Reproduce the listing below character for character; drop every image.

=== Provided data ===

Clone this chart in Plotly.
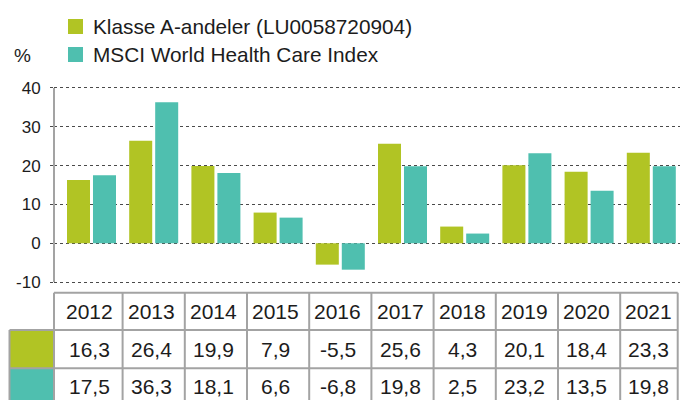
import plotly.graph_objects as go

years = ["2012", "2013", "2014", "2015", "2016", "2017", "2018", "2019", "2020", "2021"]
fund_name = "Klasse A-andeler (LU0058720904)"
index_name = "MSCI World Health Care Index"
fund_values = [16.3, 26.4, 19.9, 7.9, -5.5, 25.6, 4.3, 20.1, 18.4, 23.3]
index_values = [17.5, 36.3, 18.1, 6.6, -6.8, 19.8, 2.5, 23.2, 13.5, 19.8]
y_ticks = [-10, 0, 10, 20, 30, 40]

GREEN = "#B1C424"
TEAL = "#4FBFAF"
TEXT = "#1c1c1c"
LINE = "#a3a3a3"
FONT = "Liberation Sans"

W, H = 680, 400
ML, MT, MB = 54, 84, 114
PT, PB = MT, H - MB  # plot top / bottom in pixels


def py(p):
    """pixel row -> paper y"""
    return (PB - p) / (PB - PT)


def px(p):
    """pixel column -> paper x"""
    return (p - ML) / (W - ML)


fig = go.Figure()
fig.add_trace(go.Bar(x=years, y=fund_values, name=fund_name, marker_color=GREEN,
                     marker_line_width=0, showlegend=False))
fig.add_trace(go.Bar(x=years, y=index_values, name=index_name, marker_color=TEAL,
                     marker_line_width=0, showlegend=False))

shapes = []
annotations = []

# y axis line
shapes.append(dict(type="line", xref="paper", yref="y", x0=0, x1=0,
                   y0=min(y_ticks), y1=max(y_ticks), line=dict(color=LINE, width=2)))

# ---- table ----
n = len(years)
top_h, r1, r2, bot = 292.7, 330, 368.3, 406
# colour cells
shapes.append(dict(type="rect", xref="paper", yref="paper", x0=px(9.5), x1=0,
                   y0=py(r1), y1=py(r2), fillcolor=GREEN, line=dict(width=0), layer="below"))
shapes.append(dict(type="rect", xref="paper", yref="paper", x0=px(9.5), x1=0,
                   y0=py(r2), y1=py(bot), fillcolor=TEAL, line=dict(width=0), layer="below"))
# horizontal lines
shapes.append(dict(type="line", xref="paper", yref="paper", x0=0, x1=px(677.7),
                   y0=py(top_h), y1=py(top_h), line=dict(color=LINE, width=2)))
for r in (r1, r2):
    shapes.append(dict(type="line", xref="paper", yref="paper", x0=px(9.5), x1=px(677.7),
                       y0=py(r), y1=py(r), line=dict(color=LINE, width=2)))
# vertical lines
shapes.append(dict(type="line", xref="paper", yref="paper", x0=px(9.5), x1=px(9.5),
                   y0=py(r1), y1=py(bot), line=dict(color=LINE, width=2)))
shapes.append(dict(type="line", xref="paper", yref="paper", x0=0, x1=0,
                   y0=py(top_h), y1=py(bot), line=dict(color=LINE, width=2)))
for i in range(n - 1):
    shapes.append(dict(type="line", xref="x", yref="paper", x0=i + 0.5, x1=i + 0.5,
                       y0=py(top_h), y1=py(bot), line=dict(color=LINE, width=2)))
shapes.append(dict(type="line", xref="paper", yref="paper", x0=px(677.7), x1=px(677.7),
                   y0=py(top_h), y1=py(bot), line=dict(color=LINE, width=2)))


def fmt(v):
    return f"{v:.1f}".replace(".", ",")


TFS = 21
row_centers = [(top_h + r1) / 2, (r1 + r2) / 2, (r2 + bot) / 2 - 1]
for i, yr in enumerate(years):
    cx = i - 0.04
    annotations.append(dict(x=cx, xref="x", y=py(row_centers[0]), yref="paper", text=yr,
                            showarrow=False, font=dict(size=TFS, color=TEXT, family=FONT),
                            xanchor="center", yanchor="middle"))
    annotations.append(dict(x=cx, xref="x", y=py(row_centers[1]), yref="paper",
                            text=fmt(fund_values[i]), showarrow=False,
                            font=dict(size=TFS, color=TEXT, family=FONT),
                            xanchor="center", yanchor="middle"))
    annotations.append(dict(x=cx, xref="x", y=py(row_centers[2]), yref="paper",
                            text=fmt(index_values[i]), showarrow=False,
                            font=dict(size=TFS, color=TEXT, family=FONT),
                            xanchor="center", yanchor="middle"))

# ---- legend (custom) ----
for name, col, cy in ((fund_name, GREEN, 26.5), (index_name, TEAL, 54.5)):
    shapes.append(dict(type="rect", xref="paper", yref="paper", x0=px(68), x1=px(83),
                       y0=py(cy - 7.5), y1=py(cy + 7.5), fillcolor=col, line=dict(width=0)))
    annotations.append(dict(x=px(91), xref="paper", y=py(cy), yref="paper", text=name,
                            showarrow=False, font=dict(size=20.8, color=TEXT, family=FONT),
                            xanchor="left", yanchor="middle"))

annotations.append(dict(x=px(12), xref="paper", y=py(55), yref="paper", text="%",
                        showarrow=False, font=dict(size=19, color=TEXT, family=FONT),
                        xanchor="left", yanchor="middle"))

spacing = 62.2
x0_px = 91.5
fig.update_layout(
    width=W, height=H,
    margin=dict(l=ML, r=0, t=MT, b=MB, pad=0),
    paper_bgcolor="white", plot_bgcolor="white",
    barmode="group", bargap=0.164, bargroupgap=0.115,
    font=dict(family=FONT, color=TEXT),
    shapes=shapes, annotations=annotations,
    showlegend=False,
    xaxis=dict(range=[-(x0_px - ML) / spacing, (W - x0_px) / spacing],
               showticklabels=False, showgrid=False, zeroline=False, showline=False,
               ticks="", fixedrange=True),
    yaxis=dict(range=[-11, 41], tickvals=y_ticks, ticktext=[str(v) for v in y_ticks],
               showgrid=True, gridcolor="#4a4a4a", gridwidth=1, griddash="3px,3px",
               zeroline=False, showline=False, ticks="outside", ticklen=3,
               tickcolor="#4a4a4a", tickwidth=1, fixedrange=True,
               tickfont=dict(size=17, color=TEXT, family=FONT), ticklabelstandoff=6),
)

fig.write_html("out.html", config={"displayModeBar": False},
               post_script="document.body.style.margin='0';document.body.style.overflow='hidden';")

===

Output for this task:
Clone this chart in Plotly.
import plotly.graph_objects as go

years = ["2012", "2013", "2014", "2015", "2016", "2017", "2018", "2019", "2020", "2021"]
fund_name = "Klasse A-andeler (LU0058720904)"
index_name = "MSCI World Health Care Index"
fund_values = [16.3, 26.4, 19.9, 7.9, -5.5, 25.6, 4.3, 20.1, 18.4, 23.3]
index_values = [17.5, 36.3, 18.1, 6.6, -6.8, 19.8, 2.5, 23.2, 13.5, 19.8]
y_ticks = [-10, 0, 10, 20, 30, 40]

GREEN = "#B1C424"
TEAL = "#4FBFAF"
TEXT = "#1c1c1c"
LINE = "#a3a3a3"
FONT = "Liberation Sans"

W, H = 680, 400
ML, MT, MB = 54, 84, 114
PT, PB = MT, H - MB  # plot top / bottom in pixels


def py(p):
    """pixel row -> paper y"""
    return (PB - p) / (PB - PT)


def px(p):
    """pixel column -> paper x"""
    return (p - ML) / (W - ML)


fig = go.Figure()
fig.add_trace(go.Bar(x=years, y=fund_values, name=fund_name, marker_color=GREEN,
                     marker_line_width=0, showlegend=False))
fig.add_trace(go.Bar(x=years, y=index_values, name=index_name, marker_color=TEAL,
                     marker_line_width=0, showlegend=False))

shapes = []
annotations = []

# y axis line
shapes.append(dict(type="line", xref="paper", yref="y", x0=0, x1=0,
                   y0=min(y_ticks), y1=max(y_ticks), line=dict(color=LINE, width=2)))

# ---- table ----
n = len(years)
top_h, r1, r2, bot = 292.7, 330, 368.3, 406
# colour cells
shapes.append(dict(type="rect", xref="paper", yref="paper", x0=px(9.5), x1=0,
                   y0=py(r1), y1=py(r2), fillcolor=GREEN, line=dict(width=0), layer="below"))
shapes.append(dict(type="rect", xref="paper", yref="paper", x0=px(9.5), x1=0,
                   y0=py(r2), y1=py(bot), fillcolor=TEAL, line=dict(width=0), layer="below"))
# horizontal lines
shapes.append(dict(type="line", xref="paper", yref="paper", x0=0, x1=px(677.7),
                   y0=py(top_h), y1=py(top_h), line=dict(color=LINE, width=2)))
for r in (r1, r2):
    shapes.append(dict(type="line", xref="paper", yref="paper", x0=px(9.5), x1=px(677.7),
                       y0=py(r), y1=py(r), line=dict(color=LINE, width=2)))
# vertical lines
shapes.append(dict(type="line", xref="paper", yref="paper", x0=px(9.5), x1=px(9.5),
                   y0=py(r1), y1=py(bot), line=dict(color=LINE, width=2)))
shapes.append(dict(type="line", xref="paper", yref="paper", x0=0, x1=0,
                   y0=py(top_h), y1=py(bot), line=dict(color=LINE, width=2)))
for i in range(n - 1):
    shapes.append(dict(type="line", xref="x", yref="paper", x0=i + 0.5, x1=i + 0.5,
                       y0=py(top_h), y1=py(bot), line=dict(color=LINE, width=2)))
shapes.append(dict(type="line", xref="paper", yref="paper", x0=px(677.7), x1=px(677.7),
                   y0=py(top_h), y1=py(bot), line=dict(color=LINE, width=2)))


def fmt(v):
    return f"{v:.1f}".replace(".", ",")


TFS = 21
row_centers = [(top_h + r1) / 2, (r1 + r2) / 2, (r2 + bot) / 2 - 1]
for i, yr in enumerate(years):
    cx = i - 0.04
    annotations.append(dict(x=cx, xref="x", y=py(row_centers[0]), yref="paper", text=yr,
                            showarrow=False, font=dict(size=TFS, color=TEXT, family=FONT),
                            xanchor="center", yanchor="middle"))
    annotations.append(dict(x=cx, xref="x", y=py(row_centers[1]), yref="paper",
                            text=fmt(fund_values[i]), showarrow=False,
                            font=dict(size=TFS, color=TEXT, family=FONT),
                            xanchor="center", yanchor="middle"))
    annotations.append(dict(x=cx, xref="x", y=py(row_centers[2]), yref="paper",
                            text=fmt(index_values[i]), showarrow=False,
                            font=dict(size=TFS, color=TEXT, family=FONT),
                            xanchor="center", yanchor="middle"))

# ---- legend (custom) ----
for name, col, cy in ((fund_name, GREEN, 26.5), (index_name, TEAL, 54.5)):
    shapes.append(dict(type="rect", xref="paper", yref="paper", x0=px(68), x1=px(83),
                       y0=py(cy - 7.5), y1=py(cy + 7.5), fillcolor=col, line=dict(width=0)))
    annotations.append(dict(x=px(91), xref="paper", y=py(cy), yref="paper", text=name,
                            showarrow=False, font=dict(size=20.8, color=TEXT, family=FONT),
                            xanchor="left", yanchor="middle"))

annotations.append(dict(x=px(12), xref="paper", y=py(55), yref="paper", text="%",
                        showarrow=False, font=dict(size=19, color=TEXT, family=FONT),
                        xanchor="left", yanchor="middle"))

spacing = 62.2
x0_px = 91.5
fig.update_layout(
    width=W, height=H,
    margin=dict(l=ML, r=0, t=MT, b=MB, pad=0),
    paper_bgcolor="white", plot_bgcolor="white",
    barmode="group", bargap=0.164, bargroupgap=0.115,
    font=dict(family=FONT, color=TEXT),
    shapes=shapes, annotations=annotations,
    showlegend=False,
    xaxis=dict(range=[-(x0_px - ML) / spacing, (W - x0_px) / spacing],
               showticklabels=False, showgrid=False, zeroline=False, showline=False,
               ticks="", fixedrange=True),
    yaxis=dict(range=[-11, 41], tickvals=y_ticks, ticktext=[str(v) for v in y_ticks],
               showgrid=True, gridcolor="#4a4a4a", gridwidth=1, griddash="3px,3px",
               zeroline=False, showline=False, ticks="outside", ticklen=3,
               tickcolor="#4a4a4a", tickwidth=1, fixedrange=True,
               tickfont=dict(size=17, color=TEXT, family=FONT), ticklabelstandoff=6),
)

fig.write_html("out.html", config={"displayModeBar": False},
               post_script="document.body.style.margin='0';document.body.style.overflow='hidden';")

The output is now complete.